— START MATERIAL PROVIDED —
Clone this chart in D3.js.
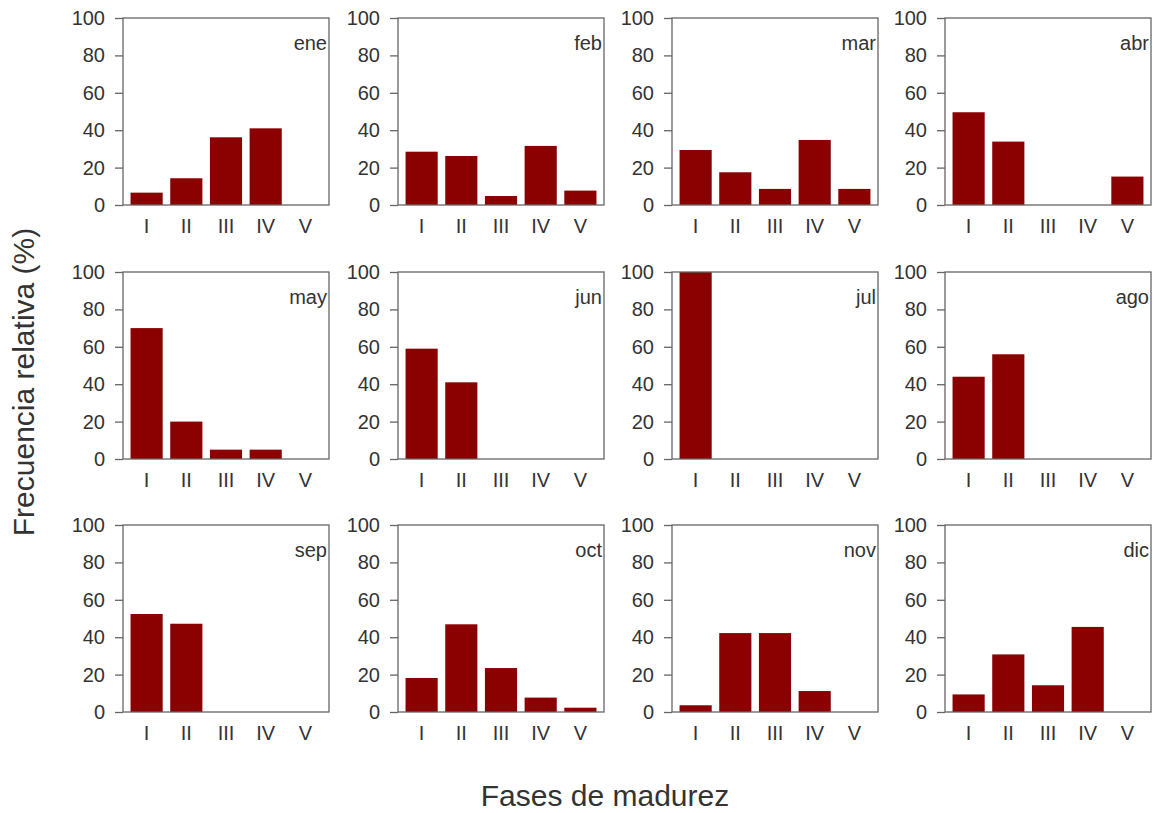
<!DOCTYPE html>
<html>
<head>
<meta charset="utf-8">
<script src="https://cdn.jsdelivr.net/npm/d3@7"></script>
<style>
  body { margin: 0; background: #fff; }
  text { font-family: "Liberation Sans", Arial, sans-serif; fill: #333; }
</style>
</head>
<body>
<div id="chart"></div>
<script>
var meses = ['ene', 'feb', 'mar', 'abr', 'may', 'jun', 'jul', 'ago', 'sep', 'oct', 'nov', 'dic'],
  fases = ['I', 'II', 'III', 'IV', 'V'],
  yTicks = [0, 20, 40, 60, 80, 100];

// frecuencia relativa (%) por fase, un arreglo por mes
var ene = [6.6, 14.3, 36.2, 41, 0],
  feb = [28.5, 26.2, 4.8, 31.6, 7.7],
  mar = [29.4, 17.5, 8.6, 34.8, 8.6],
  abr = [49.6, 33.9, 0, 0, 15.2],
  may = [70, 20, 5, 5, 0],
  jun = [59, 41, 0, 0, 0],
  jul = [100, 0, 0, 0, 0],
  ago = [44, 56, 0, 0, 0],
  sep = [52.4, 47.2, 0, 0, 0],
  oct = [18.2, 46.9, 23.5, 7.7, 2.3],
  nov = [3.6, 42.2, 42.2, 11.2, 0],
  dic = [9.4, 30.8, 14.3, 45.5, 0];

var valores = [ene, feb, mar, abr, may, jun, jul, ago, sep, oct, nov, dic];

var width = 1154,
  height = 813,
  colLeft = [123, 398, 672, 945],
  rowTop = [18, 272, 525],
  pw = 206,
  ph = 187;

var svg = d3.select('#chart').append('svg')
  .attr('width', width)
  .attr('height', height);

var x = d3.scaleBand()
  .domain(fases)
  .range([0, pw])
  .paddingInner(0.19)
  .paddingOuter(0.19);

var y = d3.scaleLinear()
  .domain([0, 100])
  .range([ph, 0]);

meses.forEach(function (mes, i) {
  var g = svg.append('g')
    .attr('transform', 'translate(' + colLeft[i % 4] + ',' + rowTop[Math.floor(i / 4)] + ')');

  var data = fases.map(function (f, j) { return {fase: f, v: valores[i][j]}; });

  g.selectAll('rect.bar')
    .data(data)
    .enter()
    .append('rect')
    .attr('class', 'bar')
    .attr('x', function (d) { return x(d.fase); })
    .attr('width', x.bandwidth())
    .attr('y', function (d) { return y(d.v); })
    .attr('height', function (d) { return ph - y(d.v); })
    .style('fill', '#8b0000');

  g.append('rect')
    .attr('width', pw)
    .attr('height', ph)
    .style('fill', 'none')
    .style('stroke', '#666')
    .style('stroke-width', 1.3);

  var ya = g.append('g')
    .call(d3.axisLeft(y).tickValues(yTicks).tickSize(8).tickPadding(10));
  ya.select('.domain').remove();
  ya.selectAll('line').style('stroke', '#666').style('stroke-width', 1.3);
  ya.selectAll('text')
    .style('font-size', '20px')
    .style('fill', '#333')
    .style('font-family', '"Liberation Sans", Arial, sans-serif');

  var xa = g.append('g')
    .attr('transform', 'translate(0,' + ph + ')')
    .call(d3.axisBottom(x).tickSize(0).tickPadding(14));
  xa.select('.domain').remove();
  xa.selectAll('text')
    .style('font-size', '20px')
    .style('fill', '#333')
    .style('font-family', '"Liberation Sans", Arial, sans-serif');

  g.append('text')
    .attr('x', pw - 2)
    .attr('y', 32)
    .attr('text-anchor', 'end')
    .style('font-size', '20px')
    .text(mes);
});

svg.append('text')
  .attr('x', 605)
  .attr('y', 806)
  .attr('text-anchor', 'middle')
  .style('font-size', '30px')
  .text('Fases de madurez');

svg.append('text')
  .attr('transform', 'translate(34,382) rotate(-90)')
  .attr('text-anchor', 'middle')
  .style('font-size', '30px')
  .text('Frecuencia relativa (%)');
</script>
</body>
</html>
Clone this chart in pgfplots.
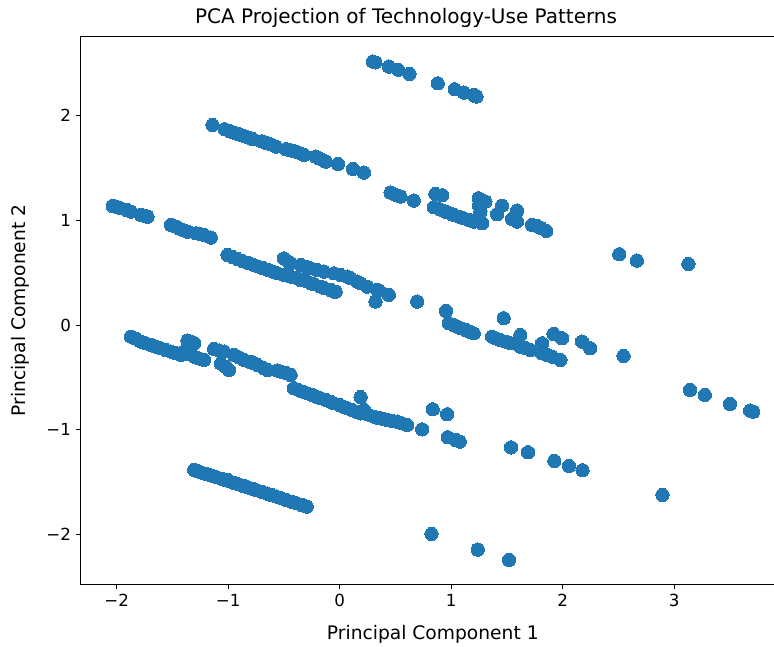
— END MATERIAL PROVIDED —
CHALLENGE
Each entry gets copied exactly; the pictures stay out.

SOLUTION TO THE PROBLEM
Clone this chart in D3.js.
<!DOCTYPE html>
<html>
<head>
<meta charset="utf-8">
<script src="https://cdn.jsdelivr.net/npm/d3@7"></script>
<style>
  body { margin: 0; background: #fff; }
  text { font-family: "Liberation Sans", Arial, sans-serif; fill: #333; }
</style>
</head>
<body>
<div id="chart"></div>
<script>
var meses = ['ene', 'feb', 'mar', 'abr', 'may', 'jun', 'jul', 'ago', 'sep', 'oct', 'nov', 'dic'],
  fases = ['I', 'II', 'III', 'IV', 'V'],
  yTicks = [0, 20, 40, 60, 80, 100];

// frecuencia relativa (%) por fase, un arreglo por mes
var ene = [6.6, 14.3, 36.2, 41, 0],
  feb = [28.5, 26.2, 4.8, 31.6, 7.7],
  mar = [29.4, 17.5, 8.6, 34.8, 8.6],
  abr = [49.6, 33.9, 0, 0, 15.2],
  may = [70, 20, 5, 5, 0],
  jun = [59, 41, 0, 0, 0],
  jul = [100, 0, 0, 0, 0],
  ago = [44, 56, 0, 0, 0],
  sep = [52.4, 47.2, 0, 0, 0],
  oct = [18.2, 46.9, 23.5, 7.7, 2.3],
  nov = [3.6, 42.2, 42.2, 11.2, 0],
  dic = [9.4, 30.8, 14.3, 45.5, 0];

var valores = [ene, feb, mar, abr, may, jun, jul, ago, sep, oct, nov, dic];

var width = 1154,
  height = 813,
  colLeft = [123, 398, 672, 945],
  rowTop = [18, 272, 525],
  pw = 206,
  ph = 187;

var svg = d3.select('#chart').append('svg')
  .attr('width', width)
  .attr('height', height);

var x = d3.scaleBand()
  .domain(fases)
  .range([0, pw])
  .paddingInner(0.19)
  .paddingOuter(0.19);

var y = d3.scaleLinear()
  .domain([0, 100])
  .range([ph, 0]);

meses.forEach(function (mes, i) {
  var g = svg.append('g')
    .attr('transform', 'translate(' + colLeft[i % 4] + ',' + rowTop[Math.floor(i / 4)] + ')');

  var data = fases.map(function (f, j) { return {fase: f, v: valores[i][j]}; });

  g.selectAll('rect.bar')
    .data(data)
    .enter()
    .append('rect')
    .attr('class', 'bar')
    .attr('x', function (d) { return x(d.fase); })
    .attr('width', x.bandwidth())
    .attr('y', function (d) { return y(d.v); })
    .attr('height', function (d) { return ph - y(d.v); })
    .style('fill', '#8b0000');

  g.append('rect')
    .attr('width', pw)
    .attr('height', ph)
    .style('fill', 'none')
    .style('stroke', '#666')
    .style('stroke-width', 1.3);

  var ya = g.append('g')
    .call(d3.axisLeft(y).tickValues(yTicks).tickSize(8).tickPadding(10));
  ya.select('.domain').remove();
  ya.selectAll('line').style('stroke', '#666').style('stroke-width', 1.3);
  ya.selectAll('text')
    .style('font-size', '20px')
    .style('fill', '#333')
    .style('font-family', '"Liberation Sans", Arial, sans-serif');

  var xa = g.append('g')
    .attr('transform', 'translate(0,' + ph + ')')
    .call(d3.axisBottom(x).tickSize(0).tickPadding(14));
  xa.select('.domain').remove();
  xa.selectAll('text')
    .style('font-size', '20px')
    .style('fill', '#333')
    .style('font-family', '"Liberation Sans", Arial, sans-serif');

  g.append('text')
    .attr('x', pw - 2)
    .attr('y', 32)
    .attr('text-anchor', 'end')
    .style('font-size', '20px')
    .text(mes);
});

svg.append('text')
  .attr('x', 605)
  .attr('y', 806)
  .attr('text-anchor', 'middle')
  .style('font-size', '30px')
  .text('Fases de madurez');

svg.append('text')
  .attr('transform', 'translate(34,382) rotate(-90)')
  .attr('text-anchor', 'middle')
  .style('font-size', '30px')
  .text('Frecuencia relativa (%)');
</script>
</body>
</html>
Clone this chart in pgfplots.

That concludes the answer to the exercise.